When it was apparent she was going to tear the walls down, I about lost control and announced I was going to go in there and tear her head off, but Husband stopped me and calmly went into her room, picked her up, carried her into the bathroom and dropped her in a cold tub full of water. It was the perfect SNAP OUT OF IT move, I was so crazy impressed with him. As she stood there sputtering and all confused like a drowned rat, he calmly explained why he did what he did and what her consequences were. And she got it. She went down like a light after that.

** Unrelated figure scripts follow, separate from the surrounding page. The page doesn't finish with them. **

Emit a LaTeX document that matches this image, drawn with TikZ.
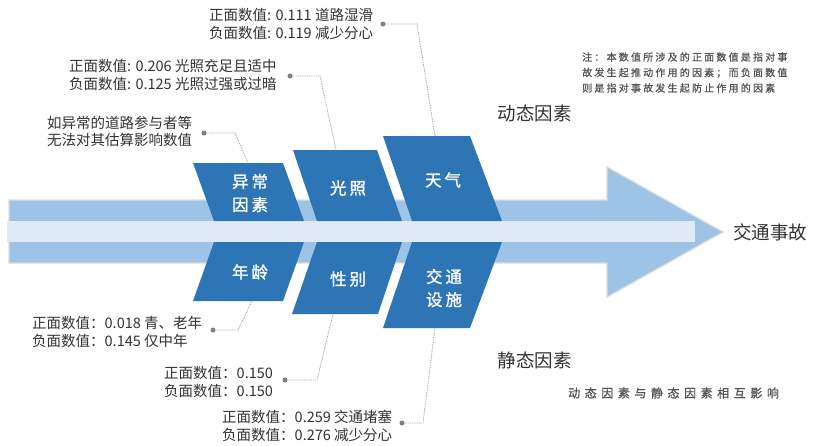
\documentclass[tikz,border=0pt]{standalone}
\usepackage{fontspec}
\setmainfont{Noto Sans CJK SC}
\newfontfamily\boxfont[LetterSpace=18,FakeBold=1.2]{Noto Sans CJK SC}
\newfontfamily\notefont[LetterSpace=22,FakeBold=0.8]{Noto Sans CJK SC}
\newfontfamily\capfont[LetterSpace=38,FakeBold=0.8]{Noto Sans CJK SC}
\definecolor{bandA}{HTML}{9DC3E6}
\definecolor{bandB}{HTML}{DEEBF7}
\definecolor{boxblue}{HTML}{2E75B6}
\definecolor{txt}{HTML}{333333}
\definecolor{notegray}{HTML}{555555}
\definecolor{dotgray}{HTML}{808080}
\definecolor{linegray}{HTML}{9A9A9A}
\definecolor{shadow}{HTML}{DCDCDC}
\tikzset{
  factorbox/.style={fill=boxblue, draw=none},
  boxlabel/.style={text=white, font=\boxfont\fontsize{16.5}{23}\selectfont, align=center, inner sep=0pt},
  anno/.style={text=txt, font=\fontsize{14.5}{17.5}\selectfont, align=left, inner sep=0pt, anchor=west},
  title/.style={text=txt, font=\fontsize{18.5}{22}\selectfont, inner sep=0pt},
  dotn/.style={circle, fill=dotgray, inner sep=0pt, minimum size=5pt},
  conn/.style={draw=linegray, densely dotted, line width=0.8pt}
}
\begin{document}
\begin{tikzpicture}[x=1pt,y=-1pt]
\useasboundingbox (0,0) rectangle (821,445);
\fill[white] (0,0) rectangle (821,445);
% main arrow
\path[fill=bandA, draw=shadow, line width=1.2pt, line join=miter]
  (9,200) -- (607,200) -- (607,167) -- (723,232) -- (607,297) -- (607,263) -- (9,263) -- cycle;
\fill[bandB] (7,221) rectangle (695,242);
% upper boxes
\path[factorbox] (214,221) -- (304,221) -- (283,163) -- (193,163) -- cycle;
\path[factorbox] (317,221) -- (402,221) -- (377,150) -- (293,150) -- cycle;
\path[factorbox] (412,221) -- (502,221) -- (470,136) -- (383,136) -- cycle;
% lower boxes
\path[factorbox] (214,242) -- (304,242) -- (283,301) -- (193,301) -- cycle;
\path[factorbox] (317,242) -- (402,242) -- (378,314) -- (292,314) -- cycle;
\path[factorbox] (412,242) -- (502,242) -- (470,328) -- (383,328) -- cycle;
% box labels
\node[boxlabel] (l1) at (250,193) {异常\\因素};
\node[boxlabel] (l2) at (348,188) {光照};
\node[boxlabel] (l3) at (443,180) {天气};
\node[boxlabel] (l4) at (250,272) {年龄};
\node[boxlabel] (l5) at (348,279) {性别};
\node[boxlabel] (l6) at (444,288) {交通\\设施};
% connector end points on boxes
\coordinate (e1) at (435,136);
\coordinate (e2) at (336,150);
\coordinate (e3) at (248,163);
\coordinate (e4) at (252,301);
\coordinate (e5) at (333,314);
\coordinate (e6) at (435,328);
\coordinate (k1) at (417,24);
\coordinate (k2) at (320,76);
\coordinate (k3) at (235,133);
\coordinate (k4) at (238,330);
\coordinate (k5) at (317,380);
\coordinate (k6) at (423,423);
% annotations
\node[anno] (a1) at (209,24) {正面数值: 0.111 道路湿滑\\负面数值: 0.119 减少分心};
\node[anno] (a2) at (69,75) {正面数值: 0.206 光照充足且适中\\负面数值: 0.125 光照过强或过暗};
\node[anno] (a3) at (47,131.5) {如异常的道路参与者等\\无法对其估算影响数值};
\node[anno] (a4) at (32,332) {正面数值：0.018 青、老年\\负面数值：0.145 仅中年};
\node[anno] (a5) at (164,382) {正面数值：0.150\\负面数值：0.150};
\node[anno] (a6) at (222,426) {正面数值：0.259 交通堵塞\\负面数值：0.276 减少分心};
% dots
\node[dotn] (d1) at (383,24) {};
\node[dotn] (d2) at (290,76) {};
\node[dotn] (d3) at (204,133) {};
\node[dotn] (d4) at (213,330) {};
\node[dotn] (d5) at (285,380) {};
\node[dotn] (d6) at (402,423) {};
% connectors
\draw[conn] (d1) -- (k1) -- (e1);
\draw[conn] (d2) -- (k2) -- (e2);
\draw[conn] (d3) -- (k3) -- (e3);
\draw[conn] (d4) -- (k4) -- (e4);
\draw[conn] (d5) -- (k5) -- (e5);
\draw[conn] (d6) -- (k6) -- (e6);
% titles
\node[title] (dyn) at (534.5,113) {动态因素};
\node[title] (sta) at (534.5,360) {静态因素};
\node[title, anchor=west] (acc) at (733,232) {交通事故};
\node[text=notegray, font=\notefont\fontsize{10}{15.5}\selectfont, align=left, inner sep=0pt, anchor=west] (note) at (582,72.5)
  {注：本数值所涉及的正面数值是指对事\\故发生起推动作用的因素；而负面数值\\则是指对事故发生起防止作用的因素};
\node[text=notegray, font=\capfont\fontsize{12}{14}\selectfont, inner sep=0pt, anchor=west] (cap) at (568,393)
  {动态因素与静态因素相互影响};
\end{tikzpicture}
\end{document}
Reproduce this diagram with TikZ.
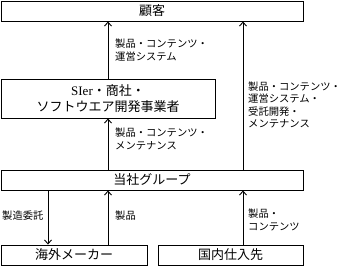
\documentclass[tikz,border=0pt]{standalone}
\usepackage{fontspec}
\setmainfont{Noto Sans CJK JP}
\newfontfamily\latinserif{Liberation Serif}
\usetikzlibrary{arrows.meta}
\begin{document}
\begin{tikzpicture}[x=1pt,y=-1pt,
  box/.style={draw,line width=0.9pt,inner sep=0pt,font=\fontsize{13}{16}\selectfont},
  lab/.style={anchor=west,align=left,inner sep=0pt,font=\fontsize{10.3}{12.5}\selectfont},
  arr/.style={line width=0.9pt,-{Straight Barb[length=4pt,width=7pt]}}]
\useasboundingbox (0,0) rectangle (342,266);
\node[box,minimum width=302pt,minimum height=20pt] (kok) at (152,11) {顧客};
\node[box,minimum width=214pt,minimum height=39pt,align=center] (sier) at (108,98.5) {{\latinserif SIer}・商社・\\ソフトウエア開発事業者};
\node[box,minimum width=302pt,minimum height=20pt] (tos) at (152,180) {当社グループ};
\node[box,minimum width=146pt,minimum height=20pt] (kai) at (74,255) {海外メーカー};
\node[box,minimum width=145pt,minimum height=20pt] (kokn) at (230.5,255) {国内仕入先};
\draw[arr] (sier.north -| 108,0) -- (kok.south -| 108,0);
\draw[arr] (tos.north -| 108,0) -- (sier.south -| 108,0);
\draw[arr] (tos.north -| 243,0) -- (kok.south -| 243,0);
\draw[arr] (tos.south -| 48,0) -- (kai.north -| 48,0);
\draw[arr] (kai.north -| 108,0) -- (tos.south -| 108,0);
\draw[arr] (kokn.north -| 243,0) -- (tos.south -| 243,0);
\node[lab] (l1) at (115,50) {製品・コンテンツ・\\運営システム};
\node[lab] (l2) at (115,139) {製品・コンテンツ・\\メンテナンス};
\node[lab] (l3) at (248,105) {製品・コンテンツ・\\運営システム・\\受託開発・\\メンテナンス};
\node[lab] (l4) at (2,216) {製造委託};
\node[lab] (l5) at (115,216) {製品};
\node[lab] (l6) at (248,220) {製品・\\コンテンツ};
\end{tikzpicture}
\end{document}
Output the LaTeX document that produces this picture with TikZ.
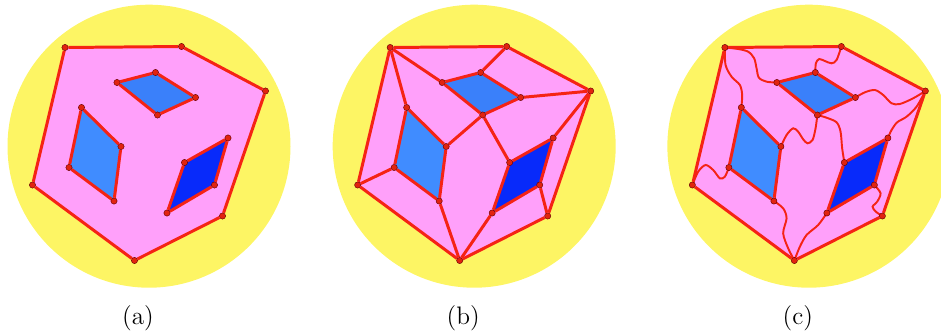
\documentclass[tikz,border=0pt]{standalone}
\usepackage{tikz}
\usetikzlibrary{backgrounds}
\definecolor{discyellow}{RGB}{253, 245, 100}
\definecolor{facepink}{RGB}{255, 160, 250}
\definecolor{topblue}{RGB}{58, 128, 250}
\definecolor{leftblue}{RGB}{64, 140, 255}
\definecolor{rightblue}{RGB}{8, 42, 250}
\definecolor{edgered}{RGB}{245, 35, 20}
\definecolor{dotred}{RGB}{225, 35, 15}

% one panel: disc, outer face, three holes, vertices, boundary edges
\newcommand{\basepanel}[1]{
    \foreach \name/\x/\y in {o1/65/47.5, o2/181.5/46.5, o3/265.5/91, o4/222.5/216, o5/134.5/260.5, o6/32.5/185,
        t1/117/82.5, t2/155.5/72.5, t3/195.5/97.5, t4/157.5/115,
        l1/81.5/107.5, l2/121/146.5, l3/114/201, l4/69/167.5,
        r1/228/138, r2/214.5/185, r3/167/213, r4/184.5/162.5}
        \node[vertex] (#1-\name) at (\x,\y) {};
    \begin{scope}[on background layer]
        \fill[discyellow] (149,146.2) circle [radius=141.5];
        \fill[facepink] (#1-o1.center) -- (#1-o2.center) -- (#1-o3.center) -- (#1-o4.center) -- (#1-o5.center) -- (#1-o6.center) -- cycle;
        \fill[topblue] (#1-t1.center) -- (#1-t2.center) -- (#1-t3.center) -- (#1-t4.center) -- cycle;
        \fill[leftblue] (#1-l1.center) -- (#1-l2.center) -- (#1-l3.center) -- (#1-l4.center) -- cycle;
        \fill[rightblue] (#1-r1.center) -- (#1-r2.center) -- (#1-r3.center) -- (#1-r4.center) -- cycle;
    \end{scope}
    \foreach \from/\to in {o1/o2, o2/o3, o3/o4, o4/o5, o5/o6, o6/o1,
        t1/t2, t2/t3, t3/t4, t4/t1, l1/l2, l2/l3, l3/l4, l4/l1, r1/r2, r2/r3, r3/r4, r4/r1}
        \draw[edge] (#1-\from) -- (#1-\to);
    \node[paneltag] (#1-label) at (138,318.5) {(#1)};
}

\begin{document}
\begin{tikzpicture}[
    x=0.02cm, y=-0.02cm,
    vertex/.style={circle, draw=black!60!red, line width=0.25pt, fill=dotred, inner sep=0pt, minimum size=0.125cm},
    edge/.style={edgered, line width=1.7pt},
    wavy/.style={edgered, line width=1.1pt, line cap=round},
    paneltag/.style={font=\fontsize{14.4pt}{17pt}\selectfont, inner sep=0pt}
]
    \useasboundingbox (0,0) rectangle (941,335);
    \clip (0,0) rectangle (941,335);

    % --- PANEL A ---
    \begin{scope}
        \basepanel{a}
    \end{scope}

    % --- PANEL B ---
    \begin{scope}[xshift=6.505cm]
        \basepanel{b}
        \foreach \from/\to in {o1/t1, o1/l1, o2/t2, t3/o3, t4/r4, o3/r1, t4/l2, o6/l4, l3/o5, r3/o5, r2/o4}
            \draw[edge] (b-\from) -- (b-\to);
    \end{scope}

    % --- PANEL C ---
    \begin{scope}[xshift=13.2cm]
        \basepanel{c}
        \begin{scope}[on background layer]
            \draw[wavy] plot[smooth] coordinates {(c-o1) (78.3,49) (88.3,51.7) (94.3,58.3) (96.7,68.3) (99,77.7) (106.7,81.7) (c-t1)};
            \draw[wavy] plot[smooth] coordinates {(c-o1) (65.7,65) (71.7,76.7) (80,85) (82.3,95) (c-l1)};
            \draw[wavy] plot[smooth] coordinates {(c-o2) (176.7,60) (171.7,63.3) (165,61) (159.3,59) (156,63.3) (c-t2)};
            \draw[wavy] plot[smooth] coordinates {(c-t3) (205,92.3) (215,90) (223.3,95) (231.7,103.3) (240,104) (253.3,98.3) (c-o3)};
            \draw[wavy] plot[smooth] coordinates {(c-t4) (166.7,117.7) (176.7,122.3) (180.7,131.7) (182.3,148.3) (c-r4)};
            \draw[wavy] plot[smooth] coordinates {(c-o3) (256.7,106.7) (246.7,116.7) (237.3,122.3) (231.7,130) (c-r1)};
            \draw[wavy] plot[smooth] coordinates {(c-t4) (155.7,128.3) (152.7,140) (147.7,143.3) (143.3,139.3) (138.3,131.7) (133.3,128.3) (126.7,135) (c-l2)};
            \draw[wavy] plot[smooth] coordinates {(c-o6) (38.3,171.7) (45.7,165) (53.3,170) (60,178.3) (65,176.7) (c-l4)};
            \draw[wavy] plot[smooth] coordinates {(c-l3) (123.3,208.3) (126.7,218.3) (123.3,233.3) (128.3,248.3) (c-o5)};
            \draw[wavy] plot[smooth] coordinates {(c-r3) (158.3,225) (146.7,235) (140,246.7) (c-o5)};
            \draw[wavy] plot[smooth] coordinates {(c-r2) (220.7,193.3) (217.3,201.7) (212.7,206.7) (216,211.7) (c-o4)};
        \end{scope}
    \end{scope}
\end{tikzpicture}
\end{document}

Here’s my take on discipline - the kid has got to know there are consequences to their actions. And I don’t just mean they get their favorite toy taken away or have to stand in a corner - they have to know that people, especially parents, have breaking points. I have a temper, she knows it and I know it - and when she complains about how I yelled at her the other day, we talk about WHY mommy got to that point. If you disobey mommy repeatedly, if you do the scream-y thing and behave the way you see those monster kids at church behave, mommy WILL break at some point and yell, since you obviously didn’t hear me the first 3 times I said to stop. Because mommy is a HUMAN BEING and has feelings and faults, despite adoring the heck out of you. And when WG starts acting up, I remind her what the consequence is for treating mommy that way, and most times she stops dead in her tracks. Snappy mommy is freaky, dagnabit, and she needs to know that, for both our sakes. One thing I do know about dogs is you don’t touch their food bowl while they’re eating or push them too much when you are teasing them, because out of instinct, they’ll attack to protect themselves. Humans are the same way, and I’ll be darned if I’m letting my daughter out in the world without knowing that fact.
And when she’s behaving properly, I let her know it profusely.
So last night as I sat there trying to feed the Dude and I heard the giant splash of water and the sound of my daughter overcoming her tired rage to realize she’d gone too far, I smiled. It’s one thing to figure out your stand on how to teach and discipline your kid, but it’s another thing entirely to know your kid’s Baby Daddy is on the same page.
NaBloPoMo day 3 in the bag!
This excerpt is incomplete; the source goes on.